*Material provided*
┌────────
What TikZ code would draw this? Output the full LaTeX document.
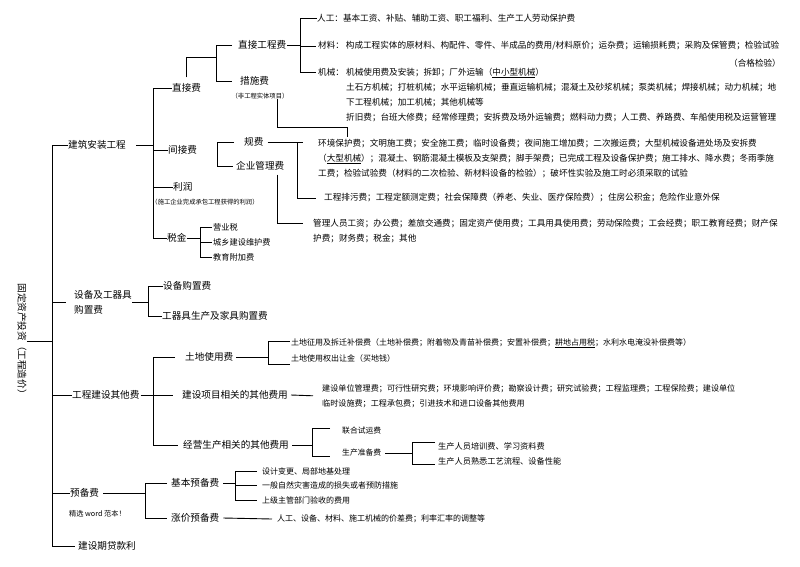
\documentclass[tikz,border=0pt]{standalone}
\usepackage{fontspec}
\setmainfont{Noto Sans CJK SC}
\usetikzlibrary{calc}

\begin{document}
\begin{tikzpicture}[x=1pt,y=-1pt,
    lbl/.style={inner sep=0pt, anchor=west, font=\fontsize{9.6}{15}\selectfont},
    sublbl/.style={inner sep=0pt, anchor=west, font=\fontsize{8.2}{10}\selectfont},
    item/.style={inner sep=0pt, anchor=west, align=left, font=\fontsize{8.6}{15}\selectfont},
    itemsm/.style={inner sep=0pt, anchor=west, align=left, font=\fontsize{8}{15}\selectfont},
    remark/.style={inner sep=0pt, font=\fontsize{6.3}{8}\selectfont},
    link/.style={line width=0.9pt}]
  \fill[white] (0,0) rectangle (800,566);
  \useasboundingbox (0,0) rectangle (800,566);

  % root and first level
  \node[lbl, anchor=center, rotate=-90] (root) at (22,341) {固定资产投资（工程造价）};
  \node[lbl] (jzaz) at (68,145) {建筑安装工程};
  \node[lbl, anchor=north west, align=left] (sbgz) at (74,290) {设备及工器具\\购置费};
  \node[lbl] (gcqt) at (72,395) {工程建设其他费};
  \node[lbl] (ybf) at (70,493) {预备费};
  \node[remark, anchor=west, font=\fontsize{7.2}{9}\selectfont] (jxfb) at (69,514) {精选 word 范本！};
  \node[lbl] (dkl) at (78,546) {建设期贷款利};

  \coordinate (spine) at (52,0);
  \draw[link] (root.north) -- (root.north -| spine);
  \draw[link] (spine |- jzaz.west) -- (spine |- dkl.west) -- ([xshift=-3pt]dkl.west); % main spine
  \draw[link] (spine |- jzaz.west) -- (jzaz.west);
  \draw[link] (spine |- sbgz.west) -- ([xshift=-8pt]sbgz.west);
  \draw[link] (spine |- gcqt.west) -- (gcqt.west);
  \draw[link] (spine |- ybf.west) -- (ybf.west);

  % jianzhu anzhuang gongcheng
  \node[lbl] (zjf) at (172,88) {直接费};
  \node[lbl] (jjf) at (168,150) {间接费};
  \node[lbl] (lr) at (173,187) {利润};
  \node[remark] (lrsm) at (205,202) {（施工企业完成承包工程获得的利润）};
  \node[lbl] (sj) at (167,238) {税金};
  \coordinate (jzbar) at (153,0);
  \draw[link] ([xshift=10pt]jzaz.east) -- (jzaz.east -| jzbar);
  \draw[link] (jzbar |- zjf.west) -- (jzbar |- sj.west) -- (sj.west);
  \draw[link] (jzbar |- zjf.west) -- (zjf.west);
  \draw[link] (jzbar |- jjf.west) -- (jjf.west);
  \draw[link] (jzbar |- lr.west) -- (lr.west);

  % zhijiefei
  \node[lbl] (zjgc) at (238,45) {直接工程费};
  \node[lbl] (csf) at (240,81) {措施费};
  \node[remark] (cssm) at (260,96) {（非工程实体项目）};
  \coordinate (zjbar) at (216,0);
  \coordinate (zjmid) at (216,57);
  \draw[link] ([yshift=6pt]zjf.north) |- (zjmid);
  \draw[link] ([xshift=-6pt]zjgc.west) -| (zjbar |- csf.west) -- ([xshift=-8pt]csf.west);

  % zhijie gongchengfei
  \node[item] (rg) at (317,18) {人工：基本工资、补贴、辅助工资、职工福利、生产工人劳动保护费};
  \node[item] (cl) at (318,46) {材料： 构成工程实体的原材料、构配件、零件、半成品的费用/材料原价；运杂费；运输损耗费；采购及保管费；检验试验};
  \node[item, anchor=east] (hgjy) at (781,63) {（合格检验）};
  \node[item] (jxlab) at (318,72) {机械：};
  \node[item, anchor=north west] (jxnr) at (346,68) {机械使用费及安装；拆卸；厂外运输（\underline{中小型机械}）\\土石方机械；打桩机械；水平运输机械；垂直运输机械；混凝土及砂浆机械；泵类机械；焊接机械；动力机械；地\\下工程机械；加工机械；其他机械等\\折旧费；台班大修费；经常修理费；安拆费及场外运输费；燃料动力费；人工费、养路费、车船使用税及运营管理};
  \coordinate (zgbar) at (300,0);
  \draw[link] ([xshift=1pt]zjgc.east) -- (zjgc.east -| zgbar);
  \draw[link] (zgbar |- rg.west) -- (zgbar |- jxlab.west) -- ([xshift=-2pt]jxlab.west);
  \draw[link] (zgbar |- rg.west) -- (rg.west);
  \draw[link] (zgbar |- cl.west) -- ([xshift=-2pt]cl.west);

  % cuoshifei
  \node[item, anchor=north west] (hjbh) at (318,139) {环境保护费；文明施工费；安全施工费；临时设备费；夜间施工增加费；二次搬运费；大型机械设备进处场及安拆费\\（\underline{大型机械}）；混凝土、钢筋混凝土模板及支架费；脚手架费；已完成工程及设备保护费；施工排水、降水费；冬雨季施\\工费；检验试验费（材料的二次检验、新材料设备的检验）；破坏性实验及施工时必须采取的试验};
  \draw[link] ([xshift=17pt]cssm.south) |- ([xshift=29pt,yshift=12pt]hjbh.north west) -- ([xshift=29pt,yshift=2pt]hjbh.north west);

  % jianjiefei
  \node[lbl] (gf) at (244,142) {规费};
  \node[lbl] (qygl) at (236,166) {企业管理费};
  \coordinate (jjbar) at (217,0);
  \draw[link] ([xshift=-10pt]gf.west) -| (jjbar |- qygl.west) -- ([xshift=-3pt]qygl.west);

  \node[item] (gcpw) at (324,198) {工程排污费；工程定额测定费；社会保障费（养老、失业、医疗保险费）；住房公积金；危险作业意外保};
  \coordinate (gfbar) at (297,0);
  \draw[link] ([xshift=4pt]gf.east) -- ([xshift=6pt]gf.east -| gfbar);
  \draw[link] (gfbar |- gf.east) -- (gfbar |- gcpw.west) -- ([xshift=-8pt]gcpw.west);

  \node[item, anchor=north west] (glry) at (313,219) {管理人员工资；办公费；差旅交通费；固定资产使用费；工具用具使用费；劳动保险费；工会经费；职工教育经费；财产保\\护费；财务费；税金；其他};
  \draw[link] ([xshift=17pt,yshift=-4pt]qygl.south) |- ([xshift=-10pt,yshift=-4pt]glry.north west);

  % shuijin
  \node[sublbl] (yys) at (213,227) {营业税};
  \node[sublbl] (cxjs) at (213,242) {城乡建设维护费};
  \node[sublbl] (jyfj) at (213,257) {教育附加费};
  \coordinate (sjbar) at (200,0);
  \draw[link] (sj.east) -- (sj.east -| sjbar);
  \draw[link] ([xshift=-1pt]yys.west) -| (sjbar |- jyfj.west) -- ([xshift=-1pt]jyfj.west);
  \draw[link] (sjbar |- cxjs.west) -- ([xshift=-1pt]cxjs.west);

  % shebei ji gongqiju
  \node[lbl] (sbgzf) at (163,286) {设备购置费};
  \node[lbl] (gqj) at (162,316) {工器具生产及家具购置费};
  \coordinate (sbbar) at (148,0);
  \draw[link] (sbgz.east) -- (sbgz.east -| sbbar);
  \draw[link] (sbgzf.west) -| (sbbar |- gqj.west) -- (gqj.west);

  % gongcheng jianshe qita fei
  \node[lbl] (tdsy) at (185,357) {土地使用费};
  \node[lbl] (xmxg) at (182,395) {建设项目相关的其他费用};
  \node[lbl] (jysc) at (183,445) {经营生产相关的其他费用};
  \coordinate (qtbar) at (153,0);
  \draw[link] ([xshift=1pt]gcqt.east) -- (gcqt.east -| qtbar);
  \draw[link] ([xshift=-10pt]tdsy.west) -| (qtbar |- jysc.west) -- ([xshift=-5pt]jysc.west);
  \draw[link] (qtbar |- xmxg.west) -- ([xshift=-9pt]xmxg.west);

  \node[itemsm] (tdzy) at (291,343) {土地征用及拆迁补偿费（土地补偿费；附着物及青苗补偿费；安置补偿费；\underline{耕地占用税}；水利水电淹没补偿费等）};
  \node[itemsm] (tdcr) at (291,358) {土地使用权出让金（买地钱）};
  \coordinate (tdbar) at (268,0);
  \draw[link] ([xshift=3pt]tdsy.east) -- (tdsy.east -| tdbar);
  \draw[link] ([xshift=-1pt,yshift=2pt]tdzy.west) -| ([yshift=-6pt]tdbar |- tdcr.west) -- ([xshift=-1pt,yshift=-6pt]tdcr.west);

  \node[itemsm, anchor=north west, font=\fontsize{8.1}{15}\selectfont] (jsdw) at (322,384) {建设单位管理费；可行性研究费；环境影响评价费；勘察设计费；研究试验费；工程监理费；工程保险费；建设单位\\临时设施费；工程承包费；引进技术和进口设备其他费用};
  \draw[link] ([xshift=3pt]xmxg.east) -- ([xshift=-9pt]jsdw.west);

  \node[sublbl, font=\fontsize{7.8}{10}\selectfont] (lhsy) at (342,431) {联合试运费};
  \node[sublbl, font=\fontsize{7.8}{10}\selectfont] (sczb) at (342,453) {生产准备费};
  \coordinate (jybar) at (312,0);
  \draw[link] ([xshift=3pt]jysc.east) -- (jysc.east -| jybar);
  \draw[link] ([xshift=-12pt,yshift=3pt]lhsy.west) -| ([yshift=-3pt]jybar |- sczb.west) -- ([xshift=-12pt,yshift=-3pt]sczb.west);

  \node[sublbl] (pxf) at (438,446) {生产人员培训费、学习资料费};
  \node[sublbl] (sxgy) at (438,461) {生产人员熟悉工艺流程、设备性能};
  \coordinate (scbar) at (412,0);
  \draw[link] ([xshift=4pt]sczb.east) -- (sczb.east -| scbar);
  \draw[link] ([xshift=-3pt,yshift=4pt]pxf.west) -| ([yshift=-3pt]scbar |- sxgy.west) -- ([xshift=-3pt,yshift=-3pt]sxgy.west);

  % yubeifei
  \node[lbl] (jbyb) at (171,483) {基本预备费};
  \node[lbl] (zjyb) at (171,518) {涨价预备费};
  \coordinate (ybbar) at (145,0);
  \draw[link] ([xshift=4pt]ybf.east) -- (ybf.east -| ybbar);
  \draw[link] ([xshift=-4pt]jbyb.west) -| (ybbar |- zjyb.west) -- ([xshift=-4pt]zjyb.west);

  \node[itemsm] (sjbg) at (262,471) {设计变更、局部地基处理};
  \node[itemsm] (zrzh) at (262,485) {一般自然灾害造成的损失或者预防措施};
  \node[itemsm] (sjys) at (262,500) {上级主管部门验收的费用};
  \coordinate (jbbar) at (235,0);
  \draw[link] ([xshift=4pt]jbyb.east) -- (jbyb.east -| jbbar);
  \draw[link] ([xshift=-5pt]sjbg.west) -| (jbbar |- sjys.west) -- ([xshift=-5pt]sjys.west);
  \draw[link] (jbbar |- zrzh.west) -- ([xshift=-5pt]zrzh.west);

  \node[itemsm] (jcf) at (277,519) {人工、设备、材料、施工机械的价差费；利率汇率的调整等};
  \draw[link] ([xshift=4pt]zjyb.east) -- ([xshift=-5pt]jcf.west);
\end{tikzpicture}
\end{document}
└────────
*To do*
Print the data above verbatim from the first line through the line holding "ybf.west) -- (ybf.west);", leaving every picture out.

*Result*
What TikZ code would draw this? Output the full LaTeX document.
\documentclass[tikz,border=0pt]{standalone}
\usepackage{fontspec}
\setmainfont{Noto Sans CJK SC}
\usetikzlibrary{calc}

\begin{document}
\begin{tikzpicture}[x=1pt,y=-1pt,
    lbl/.style={inner sep=0pt, anchor=west, font=\fontsize{9.6}{15}\selectfont},
    sublbl/.style={inner sep=0pt, anchor=west, font=\fontsize{8.2}{10}\selectfont},
    item/.style={inner sep=0pt, anchor=west, align=left, font=\fontsize{8.6}{15}\selectfont},
    itemsm/.style={inner sep=0pt, anchor=west, align=left, font=\fontsize{8}{15}\selectfont},
    remark/.style={inner sep=0pt, font=\fontsize{6.3}{8}\selectfont},
    link/.style={line width=0.9pt}]
  \fill[white] (0,0) rectangle (800,566);
  \useasboundingbox (0,0) rectangle (800,566);

  % root and first level
  \node[lbl, anchor=center, rotate=-90] (root) at (22,341) {固定资产投资（工程造价）};
  \node[lbl] (jzaz) at (68,145) {建筑安装工程};
  \node[lbl, anchor=north west, align=left] (sbgz) at (74,290) {设备及工器具\\购置费};
  \node[lbl] (gcqt) at (72,395) {工程建设其他费};
  \node[lbl] (ybf) at (70,493) {预备费};
  \node[remark, anchor=west, font=\fontsize{7.2}{9}\selectfont] (jxfb) at (69,514) {精选 word 范本！};
  \node[lbl] (dkl) at (78,546) {建设期贷款利};

  \coordinate (spine) at (52,0);
  \draw[link] (root.north) -- (root.north -| spine);
  \draw[link] (spine |- jzaz.west) -- (spine |- dkl.west) -- ([xshift=-3pt]dkl.west); % main spine
  \draw[link] (spine |- jzaz.west) -- (jzaz.west);
  \draw[link] (spine |- sbgz.west) -- ([xshift=-8pt]sbgz.west);
  \draw[link] (spine |- gcqt.west) -- (gcqt.west);
  \draw[link] (spine |- ybf.west) -- (ybf.west);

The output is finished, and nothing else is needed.